— Start of Given material —

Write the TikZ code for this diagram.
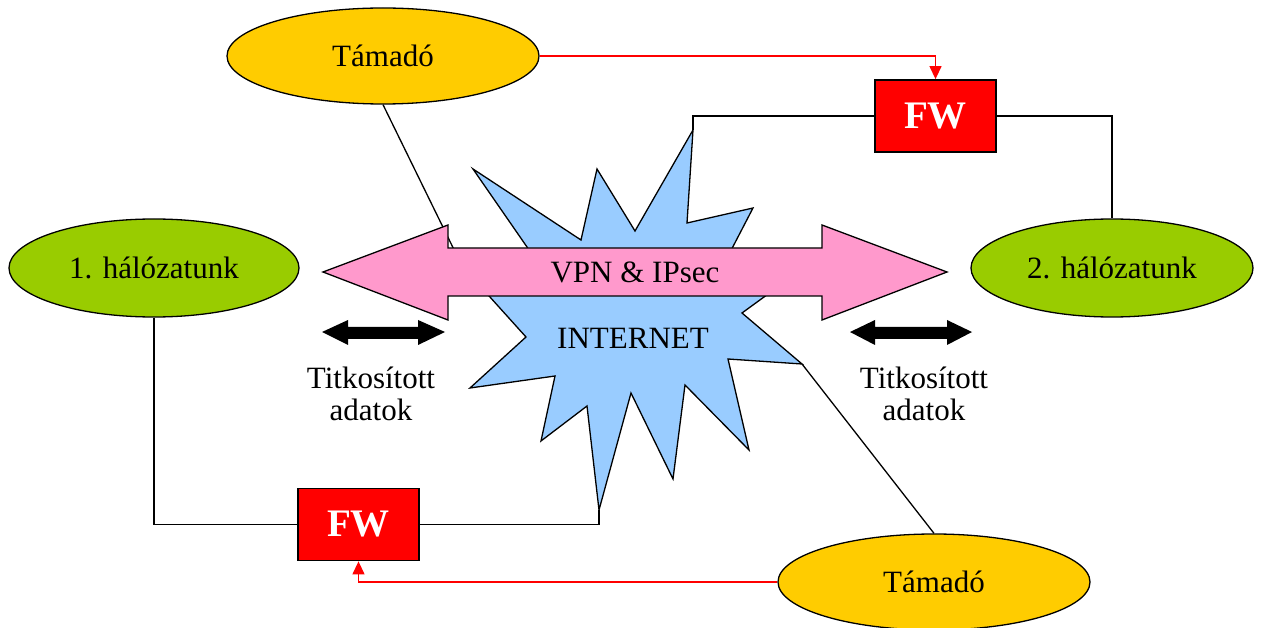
\documentclass[tikz,border=0pt]{standalone}
\usepackage{fontspec}
\setmainfont{Liberation Serif}
\usetikzlibrary{shapes.geometric,arrows.meta}
\definecolor{attackfill}{HTML}{FFCC00}
\definecolor{netfill}{HTML}{99CC00}
\definecolor{cloudfill}{HTML}{99CCFF}
\definecolor{tunnelfill}{HTML}{FF99CC}
\begin{document}
\begin{tikzpicture}[x=1pt,y=-1pt,
  txt/.style={font=\fontsize{31}{32}\selectfont},
  oval/.style={ellipse,draw=black,line width=1.3pt,inner sep=0pt,txt},
  attacker/.style={oval,fill=attackfill,minimum width=312pt,minimum height=96pt},
  network/.style={oval,fill=netfill,minimum width=290pt,minimum height=98pt},
  fwbox/.style={draw=black,line width=1.8pt,fill=red,text=white,font=\fontsize{39}{39}\selectfont\bfseries,minimum width=121pt,minimum height=72pt,inner sep=0pt},
  link/.style={draw=black,line width=1.3pt},
  attack/.style={draw=red,line width=1.3pt,-{Triangle[length=13pt,width=12pt]}},
  shapeline/.style={draw=black,line width=1.3pt,line join=miter}
]
\useasboundingbox (0,0) rectangle (1262,628);

% nodes
\node[attacker] (t1) at (383,56) {Támadó};
\node[attacker] (t2) at (934,582) {Támadó};
\node[network] (n1) at (154,268) {1. hálózatunk};
\node[network,minimum width=282pt] (n2) at (1112,268) {2. hálózatunk};
\node[fwbox] (fw1) at (358.5,524.5) {FW};
\node[fwbox] (fw2) at (935.5,116) {FW};

% star (internet)
\path (473,169) coordinate (s1)  (581,240) coordinate (s2)
      (597,169) coordinate (s3)  (635,231) coordinate (s4)
      (693,130) coordinate (s5)  (687,223) coordinate (s6)
      (753,208) coordinate (s7)  (725,262) coordinate (s8)
      (808,265) coordinate (s9)  (742,313) coordinate (s10)
      (802,364) coordinate (s11) (728,359) coordinate (s12)
      (749,450) coordinate (s13) (685,385) coordinate (s14)
      (673,479) coordinate (s15) (631,393) coordinate (s16)
      (599,510) coordinate (s17) (587,406) coordinate (s18)
      (541,441) coordinate (s19) (555,376) coordinate (s20)
      (470,388) coordinate (s21) (526,337) coordinate (s22)
      (462,266) coordinate (s23) (536,260) coordinate (s24);
\draw[shapeline,fill=cloudfill] (s1) -- (s2) -- (s3) -- (s4) -- (s5) -- (s6) -- (s7) -- (s8)
  -- (s9) -- (s10) -- (s11) -- (s12) -- (s13) -- (s14) -- (s15) -- (s16) -- (s17) -- (s18)
  -- (s19) -- (s20) -- (s21) -- (s22) -- (s23) -- (s24) -- cycle;
\node[txt] (inet) at (633,338) {INTERNET};

% links
\draw[link] (n1.south) |- (fw1.west);
\draw[link] (fw1.east) -| (s17);
\draw[link] (s5) |- (fw2.west);
\draw[link] (fw2.east) -| (n2.north);
\draw[link] (t1.south) -- (s23);
\draw[link] (s11) -- (t2.north);

% attacks
\draw[attack] (t1.east) -| (fw2.north);
\draw[attack] (t2.west) -| (fw1.south);

% VPN tunnel arrow
\draw[shapeline,fill=tunnelfill] (323,272) -- (448,225) -- (448,248) -- (822,248) -- (822,225)
  -- (947,272) -- (822,320) -- (822,296) -- (448,296) -- (448,320) -- cycle;
\node[txt] (vpn) at (635,272) {VPN \& IPsec};

% encrypted data arrows
\fill[black] (322,332) -- (348,320) -- (348,327) -- (418,327) -- (418,320) -- (445,332)
  -- (418,345) -- (418,339) -- (348,339) -- (348,345) -- cycle;
\fill[black] (850,332) -- (875,320) -- (875,327) -- (947,327) -- (947,320) -- (972,332)
  -- (947,345) -- (947,339) -- (875,339) -- (875,345) -- cycle;
\node[txt,align=center] (enc1) at (371,394) {Titkosított\\adatok};
\node[txt,align=center] (enc2) at (924,394) {Titkosított\\adatok};
\end{tikzpicture}
\end{document}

— End of Given material —

Without the pictures, transcribe the listing above exactly.

▶ Result below
Write the TikZ code for this diagram.
\documentclass[tikz,border=0pt]{standalone}
\usepackage{fontspec}
\setmainfont{Liberation Serif}
\usetikzlibrary{shapes.geometric,arrows.meta}
\definecolor{attackfill}{HTML}{FFCC00}
\definecolor{netfill}{HTML}{99CC00}
\definecolor{cloudfill}{HTML}{99CCFF}
\definecolor{tunnelfill}{HTML}{FF99CC}
\begin{document}
\begin{tikzpicture}[x=1pt,y=-1pt,
  txt/.style={font=\fontsize{31}{32}\selectfont},
  oval/.style={ellipse,draw=black,line width=1.3pt,inner sep=0pt,txt},
  attacker/.style={oval,fill=attackfill,minimum width=312pt,minimum height=96pt},
  network/.style={oval,fill=netfill,minimum width=290pt,minimum height=98pt},
  fwbox/.style={draw=black,line width=1.8pt,fill=red,text=white,font=\fontsize{39}{39}\selectfont\bfseries,minimum width=121pt,minimum height=72pt,inner sep=0pt},
  link/.style={draw=black,line width=1.3pt},
  attack/.style={draw=red,line width=1.3pt,-{Triangle[length=13pt,width=12pt]}},
  shapeline/.style={draw=black,line width=1.3pt,line join=miter}
]
\useasboundingbox (0,0) rectangle (1262,628);

% nodes
\node[attacker] (t1) at (383,56) {Támadó};
\node[attacker] (t2) at (934,582) {Támadó};
\node[network] (n1) at (154,268) {1. hálózatunk};
\node[network,minimum width=282pt] (n2) at (1112,268) {2. hálózatunk};
\node[fwbox] (fw1) at (358.5,524.5) {FW};
\node[fwbox] (fw2) at (935.5,116) {FW};

% star (internet)
\path (473,169) coordinate (s1)  (581,240) coordinate (s2)
      (597,169) coordinate (s3)  (635,231) coordinate (s4)
      (693,130) coordinate (s5)  (687,223) coordinate (s6)
      (753,208) coordinate (s7)  (725,262) coordinate (s8)
      (808,265) coordinate (s9)  (742,313) coordinate (s10)
      (802,364) coordinate (s11) (728,359) coordinate (s12)
      (749,450) coordinate (s13) (685,385) coordinate (s14)
      (673,479) coordinate (s15) (631,393) coordinate (s16)
      (599,510) coordinate (s17) (587,406) coordinate (s18)
      (541,441) coordinate (s19) (555,376) coordinate (s20)
      (470,388) coordinate (s21) (526,337) coordinate (s22)
      (462,266) coordinate (s23) (536,260) coordinate (s24);
\draw[shapeline,fill=cloudfill] (s1) -- (s2) -- (s3) -- (s4) -- (s5) -- (s6) -- (s7) -- (s8)
  -- (s9) -- (s10) -- (s11) -- (s12) -- (s13) -- (s14) -- (s15) -- (s16) -- (s17) -- (s18)
  -- (s19) -- (s20) -- (s21) -- (s22) -- (s23) -- (s24) -- cycle;
\node[txt] (inet) at (633,338) {INTERNET};

% links
\draw[link] (n1.south) |- (fw1.west);
\draw[link] (fw1.east) -| (s17);
\draw[link] (s5) |- (fw2.west);
\draw[link] (fw2.east) -| (n2.north);
\draw[link] (t1.south) -- (s23);
\draw[link] (s11) -- (t2.north);

% attacks
\draw[attack] (t1.east) -| (fw2.north);
\draw[attack] (t2.west) -| (fw1.south);

% VPN tunnel arrow
\draw[shapeline,fill=tunnelfill] (323,272) -- (448,225) -- (448,248) -- (822,248) -- (822,225)
  -- (947,272) -- (822,320) -- (822,296) -- (448,296) -- (448,320) -- cycle;
\node[txt] (vpn) at (635,272) {VPN \& IPsec};

% encrypted data arrows
\fill[black] (322,332) -- (348,320) -- (348,327) -- (418,327) -- (418,320) -- (445,332)
  -- (418,345) -- (418,339) -- (348,339) -- (348,345) -- cycle;
\fill[black] (850,332) -- (875,320) -- (875,327) -- (947,327) -- (947,320) -- (972,332)
  -- (947,345) -- (947,339) -- (875,339) -- (875,345) -- cycle;
\node[txt,align=center] (enc1) at (371,394) {Titkosított\\adatok};
\node[txt,align=center] (enc2) at (924,394) {Titkosított\\adatok};
\end{tikzpicture}
\end{document}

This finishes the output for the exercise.